Я понимаю, конечно, мы все глубоко скорбим, что ипотека 12 % на 25 лет – это кабала. Мы все любим рассказывать анекдот, я не уверен, что это анекдот, про серийного маньяка, которому суд заменил смертную казнь ипотекой на 25 лет, и вся мировая общественность дико возмутилась этой бессмысленной жестокостью. Но в микрокредитных организациях проценты доходят до тысяч годовых. Что мешает государству сказать, друзья – это бандитский бизнес, криминальный. И то, что наши законы разрешают криминальный бизнес – это проблема наших законов.
Легко сказать: модернизируйте инфраструктуру. А что это значит? Это значит, что надо ограничить произвол монополии, иначе все будет как с «доступным» жильем господина Медведева, которым он до сих пор гордится. Когда вы в монопольную сферу вливаете деньги, она не увеличивает предложение, она увеличивает цены, потому что это монополия. Нужно ограничить коррупцию, чтобы модернизация России не обернулась модернизацией дачных поселков в Швейцарии. Нужно ввести разумный протекционизм хотя бы на европейском уровне, а лучше на уровне Китая, потому что мы умудрились присоединиться к ВТО с уровнем тарифной защиты ниже, чем в Китае, не говоря уже об институциональной защите. Для того, чтобы деньги, которые направлены на модернизацию инфраструктуры, пришли к нашим производителям, чтобы они шли в Россию, а не в Китай, не в Германию. Думаю, по отдельным направлениям будет сильно жестче. Если нам придется выходить из ВТО – Господь с ним. Не Россия для ВТО, а ВТО для России. И пусть мне кто-нибудь расскажет, зачем мы туда вступали, кроме желания отдельных либеральных реформаторов разрушить Таможенный союз.

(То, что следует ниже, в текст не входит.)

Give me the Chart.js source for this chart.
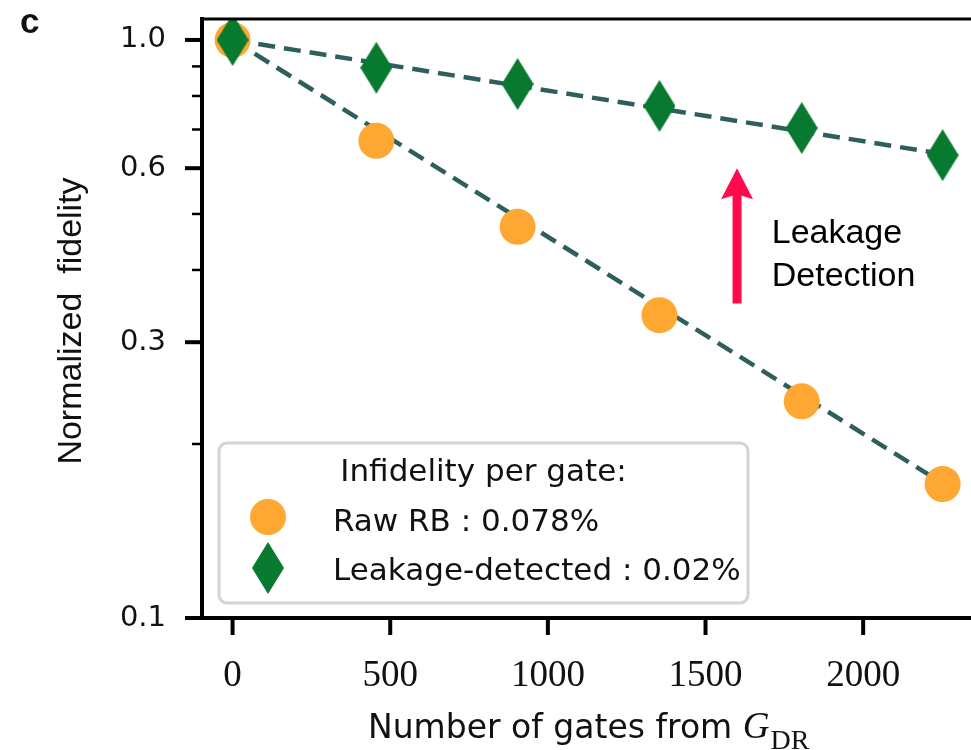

В.К.: Россия продолжает покупать американские долговые бумаги…
М.Д.: Знаете, Россия много чего продолжает делать. На самом деле, это не есть элемент политики, это элемент бухгалтерского учета. Посмотрите, если для вас принципиально недопустимо развитие России, потому что вы либерал, вы обслуживаете интересы глобального бизнеса, и деньги, которые направлены на развитие России, не украдены и не выведены из страны, и поэтому не стали финансовым ресурсом глобального бизнеса, это значит, что деньги украдены у глобального бизнеса. Когда вы даете деньги на социальное развитие, вы воруете деньги у своих хозяев, вы, либералы.
Почему Гайдар на любую идею, на любой вопрос, любую проблему отвечал, что нужно сократить государственные расходы, в первую очередь социалку. Почему? Потому что социальные расходы, с точки зрения либералов – это деньги, украденные у хозяев. Их нужно отобрать и вернуть хозяевам, можно в виде коррупции, а можно не отбирать, а вернуть, покупая ценные бумаги. Но коррупция – значительно более приятный способ. Это вопрос выбора. Если вы тратите деньги на развитие – это еще хуже. Вы не просто их воруете. Вы создаете угрозу, поэтому развития быть не может. Развития быть не может, но нефтедоллары-то с неба сыплются. Они в бюджете аккумулируются, не все удается украсть: куда девать эти деньги?